Cougars quickly turn tables on Belmont with 69-60 win

Campbell's Logan Rice goes up for two against Belmont's Brody Ennis as Red Raiders Anakin Underhill (24) looks on during Monday night's clash of Divison III contenders in Litchfield. (Telegraph photo by TOM KING)
LITCHFIELD – Justin DiBenedetto admits his Campbell High School boys basketball team had Monday night’s rematch with unbeaten Belmont circled.
And why not? The Red Raiders were sitting atop Division III and had whacked a shorthanded Cougar team by19 points at home just 10 days ago.
Time to make amends, and the Cougars did just that, turning a 41-all tie after three quarters into a 69-60 win.
And that’s after falling behind 16-4 to start.
“It’s tough, we started exactly the way we did last time,” DiBenedetto said. “Tonight the message was simple. We planned all week for this. We had a great game plan. … We knew if we pressured the ball better, we would make it tough for them.”
Boy, did they ever. Belmont, now 7-1, could not hold on to the ball through most of the second half. The Cougars got out of their early funk, tying the game by the half at 30-30 on a Logan Rice buzzer-beating layup. Belmont went on a 6-0 run to start the third quarter, but the Cougars came right back and outscored the visitors 11-5 the rest of the quarter.
Then back-to-back 3-pointers by Cayden Deleon and Matt Haley made it a 49-41 game early in the fourth and the Cougars were in control.
“Every single game, even the game we lost, we forced 24 turnovers every single game,” DiBenedetto said. “You might see the scores and say, ‘They’re not holding teams in the 30’s’ but the pace we play at, we go-go-go. We force a ton of turnovers and get a lot of shots.”
And it worked. Belmont was down 11 with 4:50 left and although it cut the gap to six with a minute to play, no one at CHS felt endangered.
“Honestly, what I just told the guys in there, this game and loss is on me,” Belmont coach Tony Martinez said. “I did not do a good enough job preparing them for the zone (defense) and the pressure that Campbell brought tonight.
“We’ve seen a lot of man-to-man all year, and this time of year teams make adjustments and do things, and I didn’t make the adjustments. … This one’s on me.
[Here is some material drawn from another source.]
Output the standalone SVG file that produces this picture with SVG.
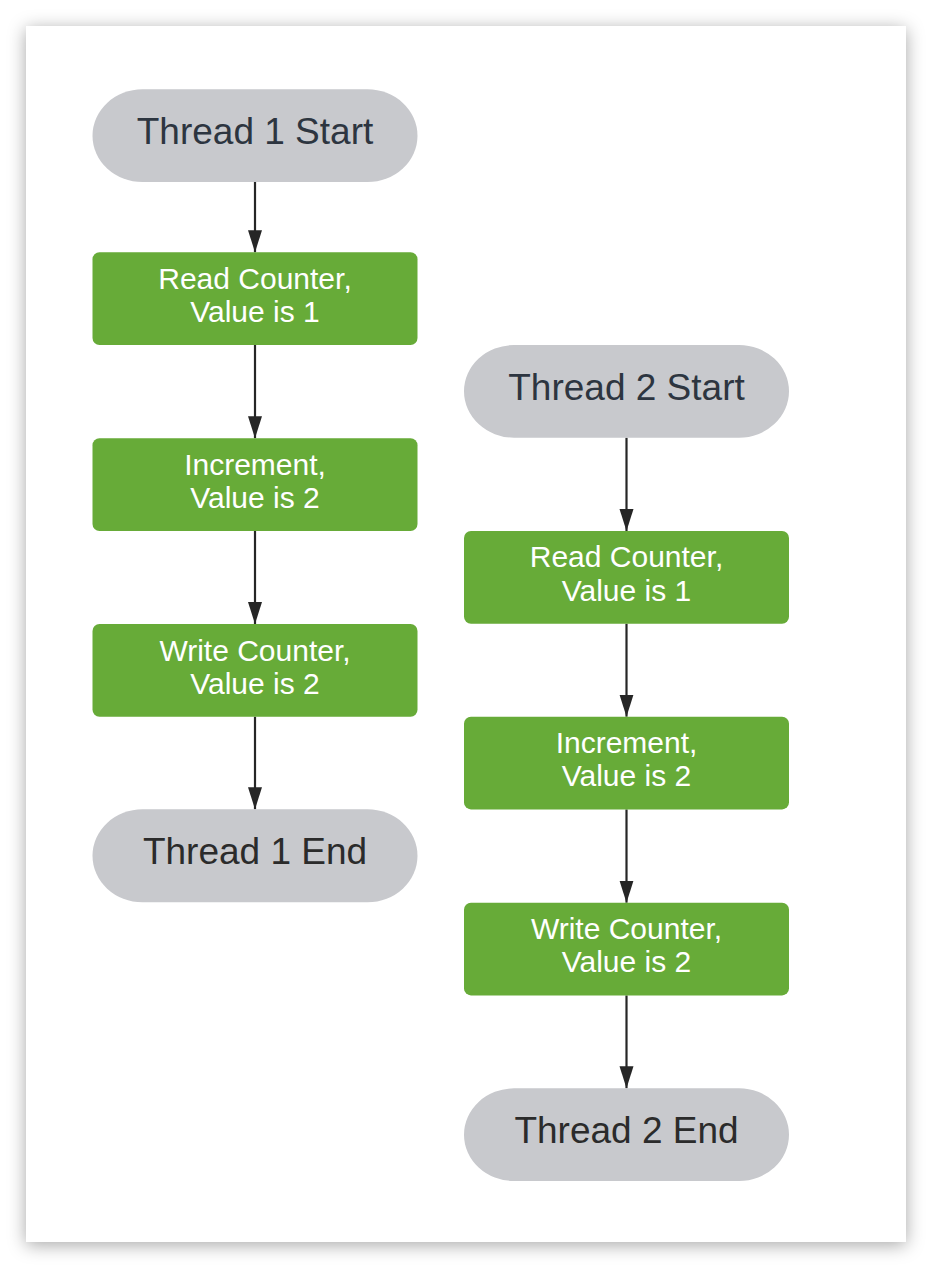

I thought our guys made a great effort, we just didn’t execute.”
Deleon led the lightning quick 6-1 Cougars with 20 points, while Rice added 15, Luke Delia had 14 and Haley 13. The helter-skelter style couldn’t stop 6-foot-6 Red Raider Anakin Underhill from getting 31, but held the rest of the team to 29 and the strategy, with the switch to a zone, worked.
And there was no panic when Belmont scored six points in less than two minutes to start the second half. DiBenedetto quickly called time and the Cougars were a different team thereafter.
“We just went over our defense real quick and I said ‘Just settle in’,” he said. “Doesn’t matter where we were attacking from. We had matchups all over the floor.”
The closest game the Red Raiders had played in was a 16-point win. This one will have ripple effects through Division III, and now everyone knows Campbell – which also handed defending champ St. Thomas its first loss last week – is a legit contender.
“By far we have the toughest schedule in D-III,” DiBenedetto said. “No one’s got it like us. We’re battle tested already.”